_Job_. Carry none of the pictures over; write out the complete data exactly.

_Information shown_.
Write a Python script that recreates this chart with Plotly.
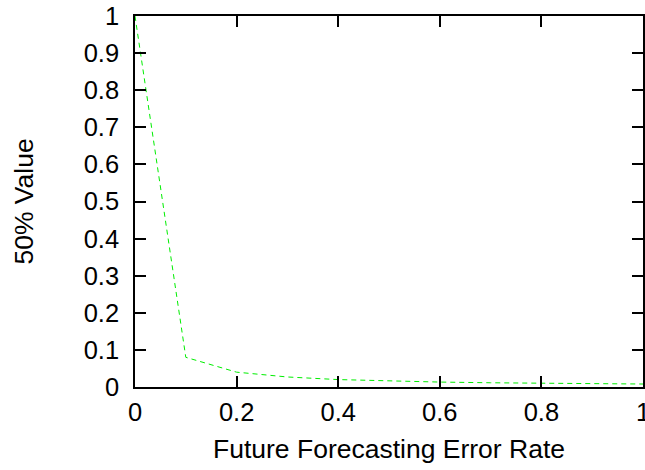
import plotly.graph_objects as go

# Forecast error rate vs. 50% value
error_rate = [0.0, 0.1, 0.2, 0.3, 0.4, 0.5, 0.6, 0.7, 0.8, 0.9, 1.0]
value_50 = [1.0, 0.08, 0.04, 0.027, 0.02, 0.016, 0.0133, 0.0114, 0.01, 0.0089, 0.008]

x_ticks = [0, 0.2, 0.4, 0.6, 0.8, 1]
y_ticks = [0, 0.1, 0.2, 0.3, 0.4, 0.5, 0.6, 0.7, 0.8, 0.9, 1]

FONT = "Liberation Sans, Arial, Helvetica, sans-serif"
TICK_SIZE = 25.5
TITLE_SIZE = 26.5

fig = go.Figure()
fig.add_trace(go.Scatter(
    x=error_rate, y=value_50, mode="lines",
    line=dict(color="#00ee00", width=1, dash="5px,4px"),
    showlegend=False,
))

axis_common = dict(
    showgrid=False, zeroline=False,
    showline=True, linecolor="black", linewidth=1.5,
    mirror="ticks", ticks="inside", ticklen=11, tickwidth=1.5, tickcolor="black",
    tickfont=dict(family=FONT, size=TICK_SIZE, color="black"),
    ticklabeloverflow="allow", automargin=False,
)

fig.update_xaxes(
    range=[0, 1], tickvals=x_ticks, ticktext=[f"{v:g}" for v in x_ticks],
    ticklabelstandoff=2,
    title=dict(text="Future Forecasting Error Rate", font=dict(family=FONT, size=TITLE_SIZE, color="black"), standoff=14),
    **axis_common,
)
fig.update_yaxes(
    range=[0, 1], tickvals=y_ticks, ticktext=[f"{v:g}" for v in y_ticks],
    ticklabelstandoff=9,
    title=dict(text="50% Value", font=dict(family=FONT, size=TITLE_SIZE, color="black"), standoff=42),
    **axis_common,
)

fig.update_layout(
    width=645, height=470,
    margin=dict(l=135, r=2, t=16, b=83),
    paper_bgcolor="white", plot_bgcolor="white",
)

fig.write_html("out.html")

_Solution to the problem_.
Write a Python script that recreates this chart with Plotly.
import plotly.graph_objects as go

# Forecast error rate vs. 50% value
error_rate = [0.0, 0.1, 0.2, 0.3, 0.4, 0.5, 0.6, 0.7, 0.8, 0.9, 1.0]
value_50 = [1.0, 0.08, 0.04, 0.027, 0.02, 0.016, 0.0133, 0.0114, 0.01, 0.0089, 0.008]

x_ticks = [0, 0.2, 0.4, 0.6, 0.8, 1]
y_ticks = [0, 0.1, 0.2, 0.3, 0.4, 0.5, 0.6, 0.7, 0.8, 0.9, 1]

FONT = "Liberation Sans, Arial, Helvetica, sans-serif"
TICK_SIZE = 25.5
TITLE_SIZE = 26.5

fig = go.Figure()
fig.add_trace(go.Scatter(
    x=error_rate, y=value_50, mode="lines",
    line=dict(color="#00ee00", width=1, dash="5px,4px"),
    showlegend=False,
))

axis_common = dict(
    showgrid=False, zeroline=False,
    showline=True, linecolor="black", linewidth=1.5,
    mirror="ticks", ticks="inside", ticklen=11, tickwidth=1.5, tickcolor="black",
    tickfont=dict(family=FONT, size=TICK_SIZE, color="black"),
    ticklabeloverflow="allow", automargin=False,
)

fig.update_xaxes(
    range=[0, 1], tickvals=x_ticks, ticktext=[f"{v:g}" for v in x_ticks],
    ticklabelstandoff=2,
    title=dict(text="Future Forecasting Error Rate", font=dict(family=FONT, size=TITLE_SIZE, color="black"), standoff=14),
    **axis_common,
)
fig.update_yaxes(
    range=[0, 1], tickvals=y_ticks, ticktext=[f"{v:g}" for v in y_ticks],
    ticklabelstandoff=9,
    title=dict(text="50% Value", font=dict(family=FONT, size=TITLE_SIZE, color="black"), standoff=42),
    **axis_common,
)

fig.update_layout(
    width=645, height=470,
    margin=dict(l=135, r=2, t=16, b=83),
    paper_bgcolor="white", plot_bgcolor="white",
)

fig.write_html("out.html")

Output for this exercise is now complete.